/---

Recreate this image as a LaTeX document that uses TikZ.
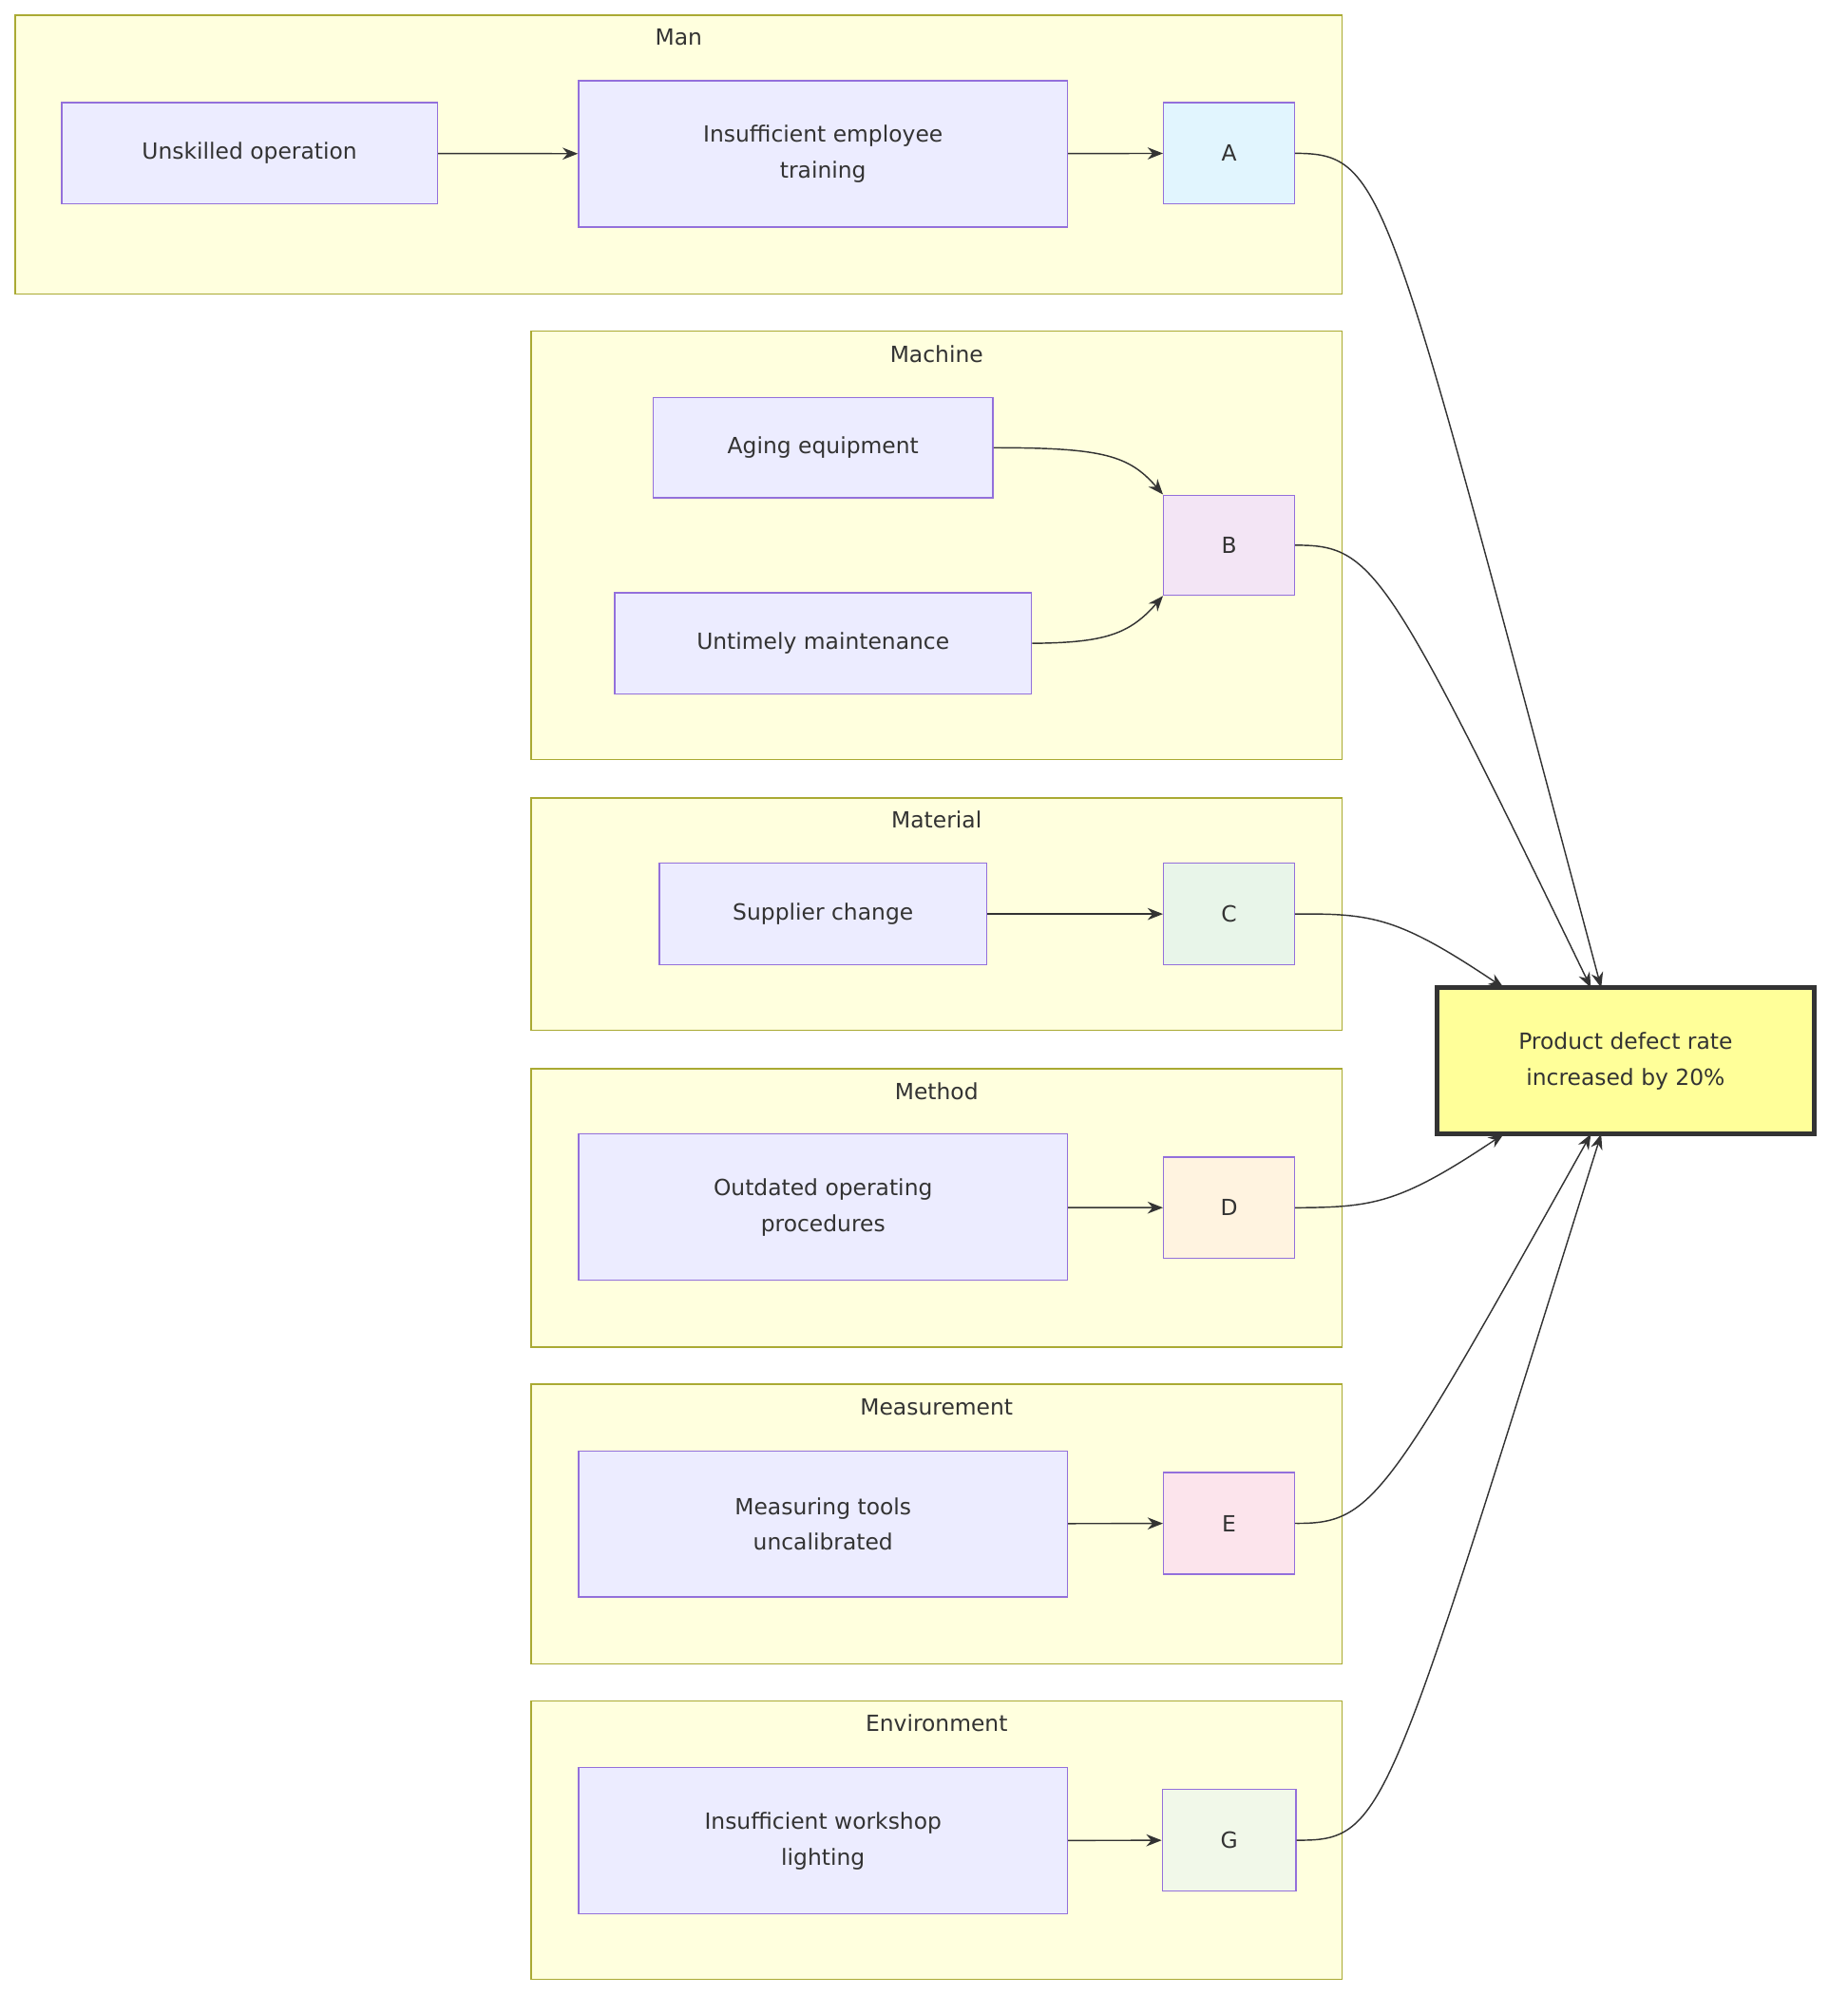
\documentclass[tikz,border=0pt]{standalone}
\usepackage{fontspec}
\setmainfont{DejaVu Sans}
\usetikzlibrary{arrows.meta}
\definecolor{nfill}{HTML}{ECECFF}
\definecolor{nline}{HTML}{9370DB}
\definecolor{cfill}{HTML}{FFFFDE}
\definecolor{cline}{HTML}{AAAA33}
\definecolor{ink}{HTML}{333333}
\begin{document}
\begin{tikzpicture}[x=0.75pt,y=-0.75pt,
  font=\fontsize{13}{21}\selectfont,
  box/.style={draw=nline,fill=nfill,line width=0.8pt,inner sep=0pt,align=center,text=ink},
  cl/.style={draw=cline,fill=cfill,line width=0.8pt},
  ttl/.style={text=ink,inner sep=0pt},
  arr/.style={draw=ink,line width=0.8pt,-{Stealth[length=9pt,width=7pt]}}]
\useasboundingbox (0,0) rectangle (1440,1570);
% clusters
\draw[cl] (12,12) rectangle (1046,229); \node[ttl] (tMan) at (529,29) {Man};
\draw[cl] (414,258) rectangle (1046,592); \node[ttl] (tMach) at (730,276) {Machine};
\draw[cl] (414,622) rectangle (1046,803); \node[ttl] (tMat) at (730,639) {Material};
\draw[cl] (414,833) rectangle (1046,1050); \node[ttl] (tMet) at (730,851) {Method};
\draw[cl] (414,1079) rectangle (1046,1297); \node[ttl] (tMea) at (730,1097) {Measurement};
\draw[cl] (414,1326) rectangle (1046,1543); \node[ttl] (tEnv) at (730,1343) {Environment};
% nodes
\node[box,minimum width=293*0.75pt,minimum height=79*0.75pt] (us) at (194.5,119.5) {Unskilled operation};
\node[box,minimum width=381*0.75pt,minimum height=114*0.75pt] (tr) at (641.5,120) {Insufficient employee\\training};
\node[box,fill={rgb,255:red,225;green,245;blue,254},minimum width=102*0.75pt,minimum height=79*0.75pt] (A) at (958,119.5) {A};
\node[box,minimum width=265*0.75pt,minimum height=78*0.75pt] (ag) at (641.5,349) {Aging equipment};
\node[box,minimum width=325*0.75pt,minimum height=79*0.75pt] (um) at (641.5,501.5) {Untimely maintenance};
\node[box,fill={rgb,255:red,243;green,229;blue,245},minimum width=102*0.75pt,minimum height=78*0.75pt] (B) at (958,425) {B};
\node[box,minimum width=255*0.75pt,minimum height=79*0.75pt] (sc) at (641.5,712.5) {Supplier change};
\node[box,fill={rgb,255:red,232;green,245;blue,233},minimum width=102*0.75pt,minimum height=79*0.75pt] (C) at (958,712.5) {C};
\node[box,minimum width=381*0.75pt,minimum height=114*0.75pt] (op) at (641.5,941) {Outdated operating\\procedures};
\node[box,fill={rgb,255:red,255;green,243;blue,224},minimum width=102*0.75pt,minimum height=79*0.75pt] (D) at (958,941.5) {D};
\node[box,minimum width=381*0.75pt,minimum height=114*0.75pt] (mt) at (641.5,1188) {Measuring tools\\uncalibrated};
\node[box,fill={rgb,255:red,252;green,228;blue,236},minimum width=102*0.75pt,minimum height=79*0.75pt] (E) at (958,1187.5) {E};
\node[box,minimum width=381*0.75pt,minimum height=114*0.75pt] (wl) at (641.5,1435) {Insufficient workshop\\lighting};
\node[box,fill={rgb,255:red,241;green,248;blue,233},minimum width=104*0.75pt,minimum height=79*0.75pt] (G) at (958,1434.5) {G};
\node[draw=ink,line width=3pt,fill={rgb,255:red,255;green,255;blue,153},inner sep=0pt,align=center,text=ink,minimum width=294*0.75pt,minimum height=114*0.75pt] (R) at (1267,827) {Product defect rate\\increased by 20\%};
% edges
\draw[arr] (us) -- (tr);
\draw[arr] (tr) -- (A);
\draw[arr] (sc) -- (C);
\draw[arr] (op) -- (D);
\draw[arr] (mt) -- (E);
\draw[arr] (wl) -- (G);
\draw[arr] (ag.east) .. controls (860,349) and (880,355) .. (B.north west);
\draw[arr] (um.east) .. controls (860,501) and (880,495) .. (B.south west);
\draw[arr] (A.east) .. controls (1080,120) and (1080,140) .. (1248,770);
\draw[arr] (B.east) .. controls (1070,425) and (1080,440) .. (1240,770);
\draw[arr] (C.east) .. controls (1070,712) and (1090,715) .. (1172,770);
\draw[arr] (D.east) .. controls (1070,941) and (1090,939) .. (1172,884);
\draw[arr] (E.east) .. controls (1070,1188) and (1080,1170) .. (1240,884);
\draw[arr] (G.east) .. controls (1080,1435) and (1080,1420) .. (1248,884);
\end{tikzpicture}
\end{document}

\---

■ **Goal of the exercise**:
Using the data above, write out every line exactly, leaving the images behind.

■ **Solution to the problem**:
Recreate this image as a LaTeX document that uses TikZ.
\documentclass[tikz,border=0pt]{standalone}
\usepackage{fontspec}
\setmainfont{DejaVu Sans}
\usetikzlibrary{arrows.meta}
\definecolor{nfill}{HTML}{ECECFF}
\definecolor{nline}{HTML}{9370DB}
\definecolor{cfill}{HTML}{FFFFDE}
\definecolor{cline}{HTML}{AAAA33}
\definecolor{ink}{HTML}{333333}
\begin{document}
\begin{tikzpicture}[x=0.75pt,y=-0.75pt,
  font=\fontsize{13}{21}\selectfont,
  box/.style={draw=nline,fill=nfill,line width=0.8pt,inner sep=0pt,align=center,text=ink},
  cl/.style={draw=cline,fill=cfill,line width=0.8pt},
  ttl/.style={text=ink,inner sep=0pt},
  arr/.style={draw=ink,line width=0.8pt,-{Stealth[length=9pt,width=7pt]}}]
\useasboundingbox (0,0) rectangle (1440,1570);
% clusters
\draw[cl] (12,12) rectangle (1046,229); \node[ttl] (tMan) at (529,29) {Man};
\draw[cl] (414,258) rectangle (1046,592); \node[ttl] (tMach) at (730,276) {Machine};
\draw[cl] (414,622) rectangle (1046,803); \node[ttl] (tMat) at (730,639) {Material};
\draw[cl] (414,833) rectangle (1046,1050); \node[ttl] (tMet) at (730,851) {Method};
\draw[cl] (414,1079) rectangle (1046,1297); \node[ttl] (tMea) at (730,1097) {Measurement};
\draw[cl] (414,1326) rectangle (1046,1543); \node[ttl] (tEnv) at (730,1343) {Environment};
% nodes
\node[box,minimum width=293*0.75pt,minimum height=79*0.75pt] (us) at (194.5,119.5) {Unskilled operation};
\node[box,minimum width=381*0.75pt,minimum height=114*0.75pt] (tr) at (641.5,120) {Insufficient employee\\training};
\node[box,fill={rgb,255:red,225;green,245;blue,254},minimum width=102*0.75pt,minimum height=79*0.75pt] (A) at (958,119.5) {A};
\node[box,minimum width=265*0.75pt,minimum height=78*0.75pt] (ag) at (641.5,349) {Aging equipment};
\node[box,minimum width=325*0.75pt,minimum height=79*0.75pt] (um) at (641.5,501.5) {Untimely maintenance};
\node[box,fill={rgb,255:red,243;green,229;blue,245},minimum width=102*0.75pt,minimum height=78*0.75pt] (B) at (958,425) {B};
\node[box,minimum width=255*0.75pt,minimum height=79*0.75pt] (sc) at (641.5,712.5) {Supplier change};
\node[box,fill={rgb,255:red,232;green,245;blue,233},minimum width=102*0.75pt,minimum height=79*0.75pt] (C) at (958,712.5) {C};
\node[box,minimum width=381*0.75pt,minimum height=114*0.75pt] (op) at (641.5,941) {Outdated operating\\procedures};
\node[box,fill={rgb,255:red,255;green,243;blue,224},minimum width=102*0.75pt,minimum height=79*0.75pt] (D) at (958,941.5) {D};
\node[box,minimum width=381*0.75pt,minimum height=114*0.75pt] (mt) at (641.5,1188) {Measuring tools\\uncalibrated};
\node[box,fill={rgb,255:red,252;green,228;blue,236},minimum width=102*0.75pt,minimum height=79*0.75pt] (E) at (958,1187.5) {E};
\node[box,minimum width=381*0.75pt,minimum height=114*0.75pt] (wl) at (641.5,1435) {Insufficient workshop\\lighting};
\node[box,fill={rgb,255:red,241;green,248;blue,233},minimum width=104*0.75pt,minimum height=79*0.75pt] (G) at (958,1434.5) {G};
\node[draw=ink,line width=3pt,fill={rgb,255:red,255;green,255;blue,153},inner sep=0pt,align=center,text=ink,minimum width=294*0.75pt,minimum height=114*0.75pt] (R) at (1267,827) {Product defect rate\\increased by 20\%};
% edges
\draw[arr] (us) -- (tr);
\draw[arr] (tr) -- (A);
\draw[arr] (sc) -- (C);
\draw[arr] (op) -- (D);
\draw[arr] (mt) -- (E);
\draw[arr] (wl) -- (G);
\draw[arr] (ag.east) .. controls (860,349) and (880,355) .. (B.north west);
\draw[arr] (um.east) .. controls (860,501) and (880,495) .. (B.south west);
\draw[arr] (A.east) .. controls (1080,120) and (1080,140) .. (1248,770);
\draw[arr] (B.east) .. controls (1070,425) and (1080,440) .. (1240,770);
\draw[arr] (C.east) .. controls (1070,712) and (1090,715) .. (1172,770);
\draw[arr] (D.east) .. controls (1070,941) and (1090,939) .. (1172,884);
\draw[arr] (E.east) .. controls (1070,1188) and (1080,1170) .. (1240,884);
\draw[arr] (G.east) .. controls (1080,1435) and (1080,1420) .. (1248,884);
\end{tikzpicture}
\end{document}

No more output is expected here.